Some of these stories were funny, others were touching, and some inspiring. But more importantly they were our people’s stories. They were stories that may have not fit anywhere in our newspapers, in a Facebook entry, at a lecture, or around the banquet table at a wedding. Yet, there were truths that needed to be heard in each of these stories, patterns unveiled that allowed the readers and those in the audience to relate to one another and to our collective experience as Armenians.
We told stories that night, and we built a community like in the old days. We told stories like they used to around camp fires, around fireplaces or Pagan hearths. We told stories like we did before the Internet, before television.
In the great Armenian tradition of story-telling, the Gregorian sisters executed another installment of their Siroon Storytellers. They succeeded in bringing Armenians from various walks of life face-to-face. They succeeded by creating dialogue, breaking barriers, and providing a night of entertainment that beat any mega-block buster [fill in a title here].
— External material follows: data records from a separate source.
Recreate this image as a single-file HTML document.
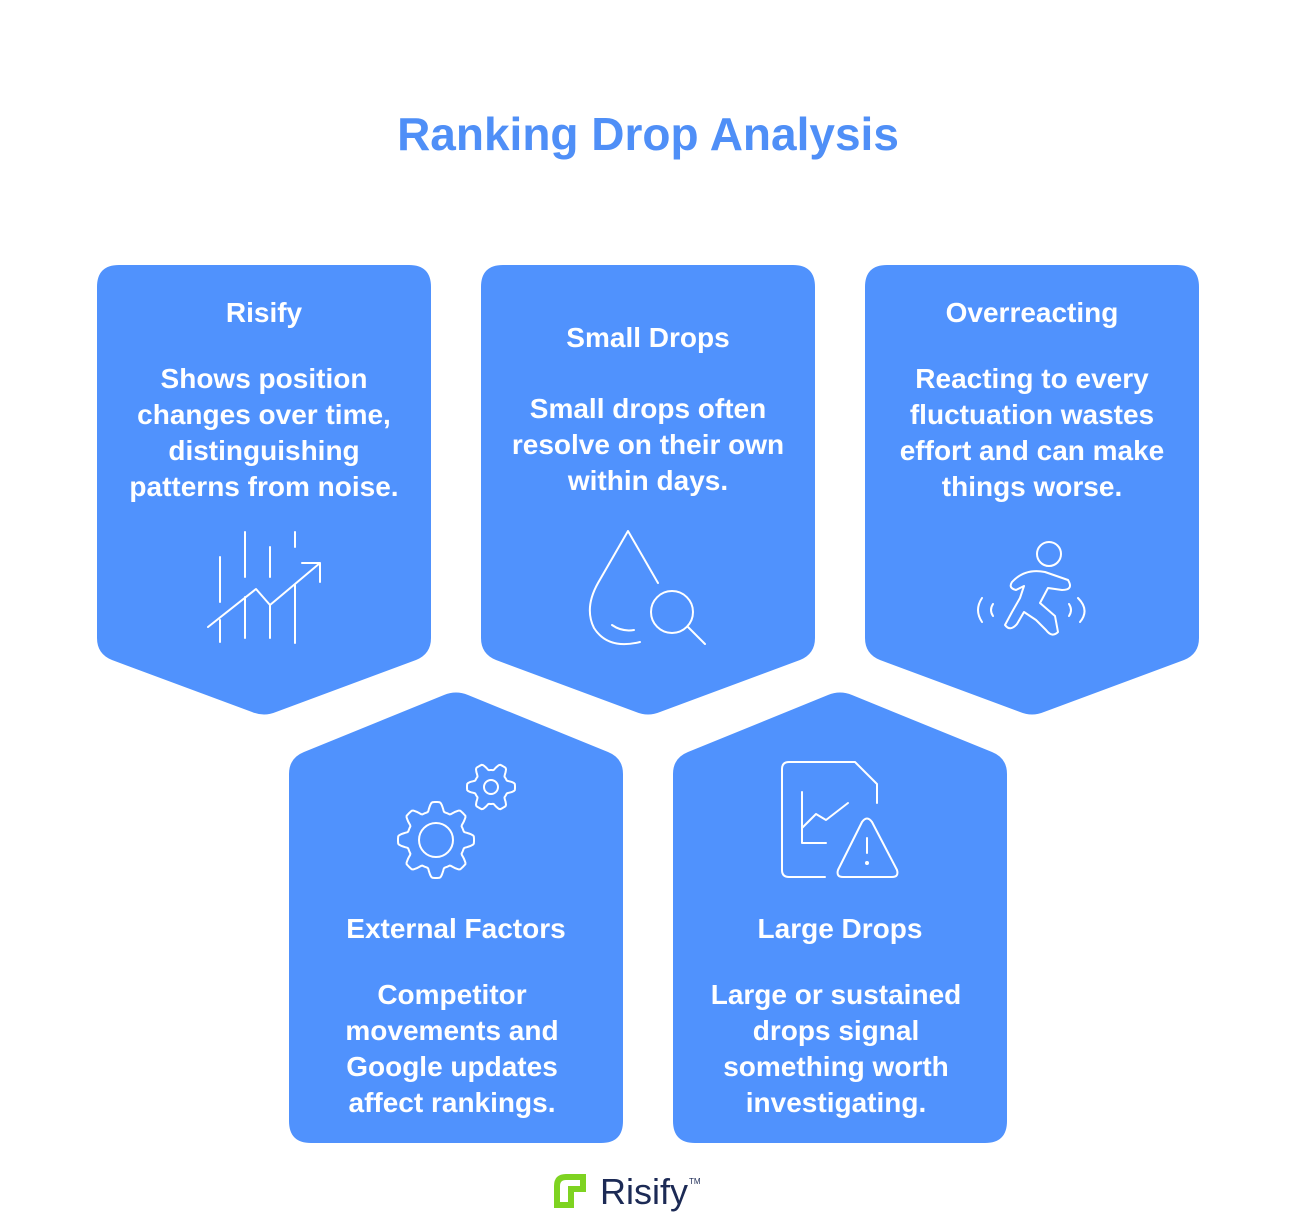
<!DOCTYPE html>
<html><head><meta charset="utf-8">
<style>
html,body{margin:0;padding:0;background:#fff;}
svg{display:block;}
text{font-family:"Liberation Sans",Arial,sans-serif;font-weight:bold;}
</style></head>
<body>
<svg id="s" width="1296" height="1227" viewBox="0 0 1296 1227" xmlns="http://www.w3.org/2000/svg">
<text x="648" y="150" text-anchor="middle" font-size="46" fill="#4f8ff7">Ranking Drop Analysis</text>
<g fill="#5092fd">
<path d="M97,287 Q97,265 119,265 H409 Q431,265 431,287 V638 Q431,654 416,660 L276,712 Q264,717 252,712 L112,660 Q97,654 97,638 Z"/>
<path d="M481,287 Q481,265 503,265 H793 Q815,265 815,287 V638 Q815,654 800,660 L660,712 Q648,717 636,712 L496,660 Q481,654 481,638 Z"/>
<path d="M865,287 Q865,265 887,265 H1177 Q1199,265 1199,287 V638 Q1199,654 1184,660 L1044,712 Q1032,717 1020,712 L880,660 Q865,654 865,638 Z"/>
<path d="M289,1121 V774 Q289,758 304,752 L444,695 Q456,690 468,695 L608,752 Q623,758 623,774 V1121 Q623,1143 601,1143 H311 Q289,1143 289,1121 Z"/>
<path d="M673,1121 V774 Q673,758 688,752 L828,695 Q840,690 852,695 L992,752 Q1007,758 1007,774 V1121 Q1007,1143 985,1143 H695 Q673,1143 673,1121 Z"/>
</g>
<g fill="#fff" text-anchor="middle" font-size="28">
<text x="264" y="322">Risify</text>
<text x="264" y="388">Shows position</text>
<text x="264" y="424">changes over time,</text>
<text x="264" y="460">distinguishing</text>
<text x="264" y="496">patterns from noise.</text>
<text x="648" y="347">Small Drops</text>
<text x="648" y="418">Small drops often</text>
<text x="648" y="454">resolve on their own</text>
<text x="648" y="490">within days.</text>
<text x="1032" y="322">Overreacting</text>
<text x="1032" y="388">Reacting to every</text>
<text x="1032" y="424">fluctuation wastes</text>
<text x="1032" y="460">effort and can make</text>
<text x="1032" y="496">things worse.</text>
<text x="456" y="938">External Factors</text>
<text x="452" y="1004">Competitor</text>
<text x="452" y="1040">movements and</text>
<text x="452" y="1076">Google updates</text>
<text x="452" y="1112">affect rankings.</text>
<text x="840" y="938">Large Drops</text>
<text x="836" y="1004">Large or sustained</text>
<text x="836" y="1040">drops signal</text>
<text x="836" y="1076">something worth</text>
<text x="836" y="1112">investigating.</text>
</g>
<g fill="none" stroke="#fff" stroke-width="2" stroke-linecap="round" stroke-linejoin="round">
<path d="M220,557 V602 M245,532 V577 M270,547 V577 M295,532 V547 M220,620 V642 M245,597 V638 M270,605 V638 M295,585 V643"/>
<path d="M208,627 L256,589 L270,605 L320,563 M302,563 H320 V582"/>
<path d="M658,583 L628,531 L598,583 Q584,608 594,628 Q608,650 640,642"/>
<path d="M612,625 Q622,632 634,630"/>
<circle cx="672" cy="612" r="21"/>
<path d="M688,627 L705,644"/>
<circle cx="1049" cy="554" r="12"/>
<path d="M1012,582 Q1025,568 1045,572 L1068,580 Q1074,590 1062,590 L1048,588 L1040,603 L1055,616 L1058,632 Q1052,638 1046,630 L1036,620 L1024,612 L1017,624 Q1010,632 1005,625 L1012,612 L1020,598 L1024,586 L1016,590 Q1008,588 1012,582 Z"/>
<path d="M982,598 Q974,610 982,622 M993,604 Q989,610 993,616 M1078,598 Q1090,610 1080,622 M1069,604 Q1073,610 1069,616"/>
<path id="g1"/><path id="g2"/>
<circle cx="436" cy="840" r="17"/>
<circle cx="491" cy="787" r="7"/>
<path d="M825,877 H789 Q782,877 782,870 V769 Q782,762 789,762 H855 L877,784 V803"/>
<path d="M802,792 V843 H826 M802,828 L816,814 L826,820 L848,803"/>
<path d="M862,822 Q867,815 872,822 L897,870 Q899,877 892,877 H843 Q836,877 838,870 Z M867,838 V853"/>
<circle cx="867" cy="863" r="1" fill="#fff"/>
</g>
<path d="M554,1208 V1186 Q554,1174 566,1174 H586 V1192 H574 V1208 Z M560,1202 V1186 Q560,1180 566,1180 H580 V1186 H568 V1202 Z" fill="#7ed321" fill-rule="evenodd"/>
<text x="600" y="1204" font-size="36" fill="#1c2a55" style="font-weight:normal">Risify</text>
<text x="689" y="1184" font-size="8" fill="#1c2a55" style="font-weight:normal">TM</text>
</svg>
<script>
function gear(cx,cy,ro,ri,n){var d="",N=n*24;for(var i=0;i<=N;i++){var a=i/N*2*Math.PI;var t=(Math.cos(a*n)+1)/2;t=Math.max(0,Math.min(1,(t-0.5)*1.6+0.5));var r=ri+(ro-ri)*t;d+=(i?"L":"M")+(cx+r*Math.cos(a)).toFixed(1)+","+(cy+r*Math.sin(a)).toFixed(1);}return d+"Z";}
document.getElementById("g1").setAttribute("d",gear(436,840,38,29,8));
document.getElementById("g2").setAttribute("d",gear(491,787,24,17,6));
</script>
</body></html>
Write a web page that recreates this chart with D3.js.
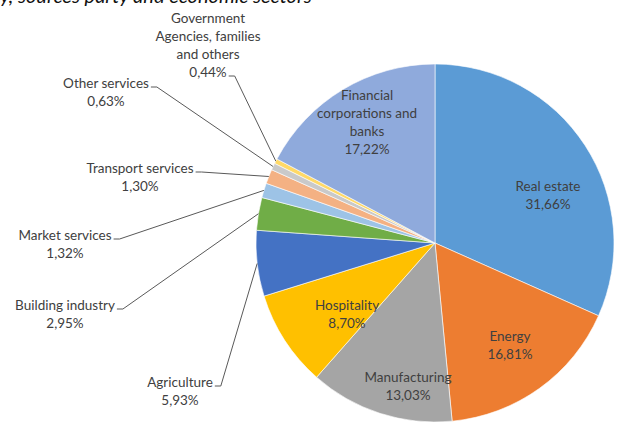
<!DOCTYPE html>
<html>
<head>
<meta charset="utf-8">
<script src="https://cdn.jsdelivr.net/npm/d3@7/dist/d3.min.js"></script>
<style>
  html, body { margin: 0; padding: 0; background: #fff; }
  svg { display: block; }
  text { font-family: Lato, "Open Sans", sans-serif; }
</style>
</head>
<body>
<svg id="chart" width="617" height="423"></svg>
<script>
// Share of loans by economic sector (%)
const sectors = [
  "Real estate", "Energy", "Manufacturing", "Hospitality", "Agriculture",
  "Building industry", "Market services", "Transport services", "Other services",
  "Government Agencies, families and others", "Financial corporations and banks"
];
const shares = [31.66, 16.81, 13.03, 8.70, 5.93, 2.95, 1.32, 1.30, 0.63, 0.44, 17.22];
const sliceColors = [
  "#5B9BD5", "#ED7D31", "#A5A5A5", "#FFC000", "#4472C4", "#70AD47",
  "#9DC3E6", "#F4B183", "#C9C9C9", "#FFD966", "#8FAADC"
];
// Label text lines for each slice (value line appended below)
const labelLines = [
  ["Real estate"], ["Energy"], ["Manufacturing"], ["Hospitality"], ["Agriculture"],
  ["Building industry"], ["Market services"], ["Transport services"], ["Other services"],
  ["Government", "Agencies, families", "and others"],
  ["Financial", "corporations and", "banks"]
];

// Label placement: centre x and first-line centre y; outside labels carry a leader line
const labelLayout = [
  { x: 548, y: 186, inside: true },
  { x: 510, y: 336, inside: true },
  { x: 408, y: 377, inside: true },
  { x: 347, y: 305, inside: true },
  { x: 180, y: 382, line: 0 },
  { x: 65,  y: 305, line: 0 },
  { x: 65,  y: 235, line: 0 },
  { x: 140, y: 168, line: 0 },
  { x: 106, y: 83,  line: 0 },
  { x: 208, y: 18,  line: 3 },
  { x: 367, y: 95,  inside: true }
];

const fmt = v => v.toFixed(2).replace(".", ",") + "%";

const svg = d3.select("#chart");
const cx = 435, cy = 243, radius = 179;
const lineH = 18;

// Title, running off the top edge
svg.append("text")
  .attr("x", 0).attr("y", 3)
  .attr("font-size", 20).attr("font-style", "italic")
  .attr("fill", "#111")
  .text("y, sources party and economic sectors");

const pie = d3.pie().sort(null).value(d => d)(shares);
const arc = d3.arc().innerRadius(0).outerRadius(radius);

const g = svg.append("g").attr("transform", `translate(${cx},${cy})`);
g.selectAll("path.slice")
  .data(pie)
  .join("path")
  .attr("class", "slice")
  .attr("d", arc)
  .attr("fill", (d, i) => sliceColors[i])
  .attr("stroke", "#fff")
  .attr("stroke-width", 0.6);

// Labels
const labels = svg.append("g");
pie.forEach((d, i) => {
  const lay = labelLayout[i];
  const lines = labelLines[i].concat([fmt(shares[i])]);
  const t = labels.append("text")
    .attr("text-anchor", "middle")
    .attr("font-size", 13.5)
    .attr("fill", "#404040");
  const spans = lines.map((ln, k) =>
    t.append("tspan")
      .attr("x", lay.x)
      .attr("y", lay.y + k * lineH)
      .attr("dy", "0.35em")
      .text(ln)
  );
  if (!lay.inside) {
    const k = lay.line;
    const w = spans[k].node().getComputedTextLength();
    const ax = lay.x + w / 2 + 2;
    const ay = lay.y + k * lineH + 4;
    const mid = (d.startAngle + d.endAngle) / 2;
    const ex = cx + radius * Math.sin(mid);
    const ey = cy - radius * Math.cos(mid);
    labels.append("path")
      .attr("d", d3.line()([[ax, ay], [ax + 6, ay], [ex, ey]]))
      .attr("fill", "none")
      .attr("stroke", "#595959")
      .attr("stroke-width", 1);
  }
});
</script>
</body>
</html>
Stories are what communities are about, after all. Stories are what unite us and make us one. We go to the movies, to church, or sports arenas to worship together, to laugh together, to mourn together, and to feel connected. And our individual stories spoken to our neighbors and to our friends end up defining us in the here and now.
So where are your stories – your real stories? Where are you writing them, sharing them? Who is validating and acknowledging them? And why aren’t you contributing to our collective consciousness of what it means to be an Armenian in 2010, in our corner of the Diaspora? Why aren’t you providing your two cents to who we are as a people, who we should be, and what we should aspire for?
And where this all started was when I ordered a pizza the other day, and the worn and torn, gray-haired Armenian man who showed up at my door said, ‘Do stegh es aproum (You live here)?’
It took me a second to understand what was happening, that he was Armenian and I was Armenian, and that he knew I was Armenian.
I was his last stop after a 12-hour day, and this stranger had been wanting to tell his story — a story of migrating from Yerevan, saving up enough money to buy his own Domino’s franchise, baking and delivering seven-days-a-week, and barely being able to care for his family and pay his property taxes.
His story had been bottled up perhaps. Maybe he’d been driving around with his story for hours, maybe days, maybe years. And he had to tell it to the first friendly face (or familiar face?) he had seen that day. And tell, he did.
I stood there holding my box of pizza, listening with great interest to a member of my own community exhaling his soul out to me, saying no one had told him it would be this difficult in America.
Did he have regrets? Did he have hope–perhaps. But he indeed had a need to talk, to tell, to share with another Armenian soul in this vast global wasteland of impersonal addresses that were consuming his pizzas without validating his soul, his substance.
Perhaps stories like my pizza man’s don’t get into the newspapers of our day and don’t get communicated to those who need to hear them in the Homeland. Maybe they are heard through the word-of-mouth media and taken for granted by Yerevani families watching us on yachts, in lavish banquet halls and in mansions on their TV screens and dreaming of leaving the Homeland for greener pastures.
That’s another column.
But for now, this question. What if we all allowed ourselves to take a chance once-in-a-while and told our story like my pizza delivery man? What if you were that emigrant delivering a pizza past ten o’clock one night and took a chance, stood outside another Armenian’s door and told your story?
Wouldn’t that just make us closer, our community tighter, and our world smaller, less hostile? Wouldn’t that help us help each other?
… And seven million apples fell from heaven: one for the storyteller, one for him who made him tell it, one for you the reader, and one for each individual Armenian in the our world today.